Not simply a cartoon about bunnies, Watership Down is not a film for children. An adaption of Richard Adams’ massive, complex novel, director Martin Rosen has fused concrete scripting, a wonderful original score, and unforgettable characters with excellent voice casting to create a mesmerizing and unflinching look at animals and their behavior—violence and all.

All though there are some changes made throughout, for all intents and purposes, Rosen produced an extremely faithful adaptation of the novel. The story centers on a group of rabbits who leave their warren after one of them, Fiver (voiced by Richard Briers), has a premonition that their home is to be destroyed. While the rabbits don’t know where to go, they trust that Fiver will get them there because he’s seen it in his dreams.

Fiver’s brother Hazel (John Hurt) becomes the leader as the group wanders the countryside, dodging the threats posed by dogs, cats, badgers, and farmers. At one point, they seek shelter in a sparsely populated burrow whose well-fed population seems content to stick their heads in the sand and ignore the dark reality of their circumstance. Eventually, the rabbits happen upon a brutally totalitarian burrow led by General Woundwort (Harry Andrews) which eventually results in a ferociously violent face-off.

Watership Down is one of the few animated features that doesn’t shy away from showing the brutality of the world it depicts. The film can be seen as a political metaphor, with the different warrens representing different forms of government (which ones they are is up to the interpretation of the viewer). Released in 1978, the film features, a surprising amount of explicit violence, with the kind of bloodletting you might expect from a horror film. In the films most talked about moment, the “Bright Eyes” sequence, Hazel, on the verge of death, hallucinates that the Black Rabbit (the Grim Reaper, if you will) is coming for him. As shocking as some of those images can be, it’s the realistic nature of Watership Down that makes the story so captivating.

While the animation isn’t on par with the Disney’s work at the same time, it must be said that the art and animation team have achieved a sense of realism that is truly admirable. The main characters were given easily identifiable characteristics, while the earthy browns and greens help to maintain a real sense of environment. The voice cast, led by Richard Briers and John Hurt, acquit themselves admirably, adding the inflections necessary to portray their characters convincingly.

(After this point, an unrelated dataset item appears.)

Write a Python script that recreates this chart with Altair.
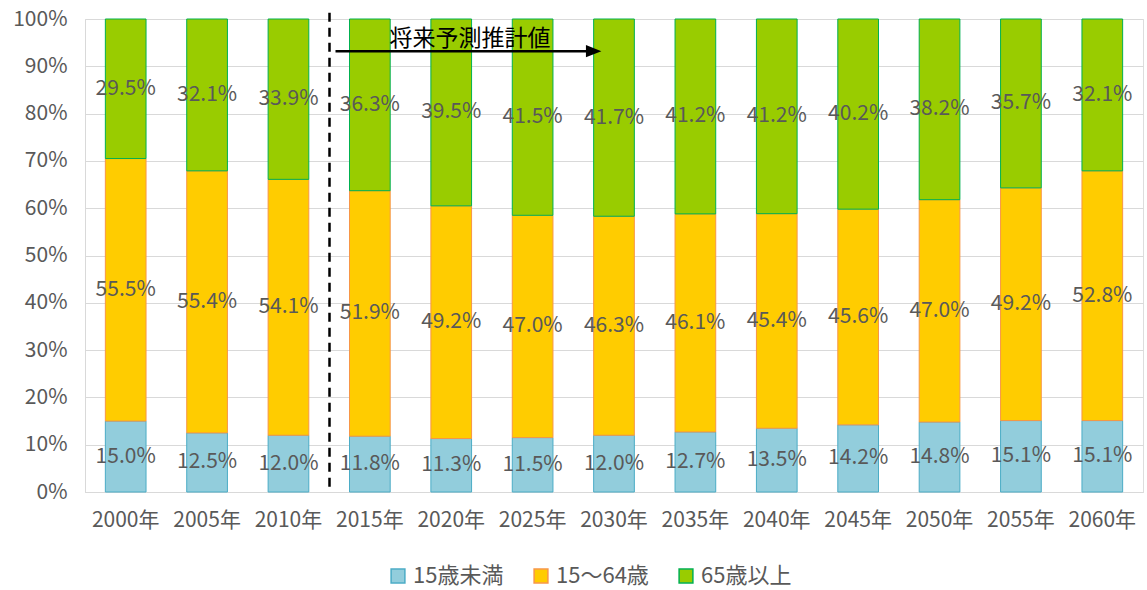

Presented in its original 1.85:1 aspect ratio, this 1080p transfer of Watership Down is a noticeable improvement over the Warner Bros. DVD. Colors are brilliant throughout, accompanied by rich blacks. The image is free of distortion and noise, retaining a filmic appearance. Some specks of dust are apparent, but that appears to be more a result of the animation process than the actual transfer.

The included 2.0 stereo PCM track delivers a fairly immersive experience. The entire soundfield is used rather well, with clear music and dialogue. Range is quite good, and volume levels are reasonable. There is a slight hiss from time to time that disappears for long periods.

English subtitles are included.


The following extras are available:

  • Passion Project: Martin Rosen on Watership Down (HD, 17 min) Newly recorded for Criterion in 2014, director, writer, and producer Martin Rosen discusses the financial difficulties of filming Watership Down, as well as his relationships with the group of animators involved with the project.
  • A Movie Miracle: Guillermo del Toro on Watership Down (HD, 13 min) Newly recorded for Criterion in 2014, director Guillermo del Toro explains why Watership Down is an important film, and its influence on his career. He also discusses some of the film’s political themes.
  • Defining a Style (HD, 13 min.) Produced in 2005, several of the movie’s artists and animators discuss the film and their roles in making it.
  • Animated Storyboards: They play over the entire film in the right top corner of the frame. Each frame corresponds to a scene in the film.
  • Trailer (HD, 4 min.) Original trailer for Watership Down.
  • Leaflet: Illustrated leaflet featuring Gerard Jones’ essay “Take Me with You, Stream, on Your Dark Journey.”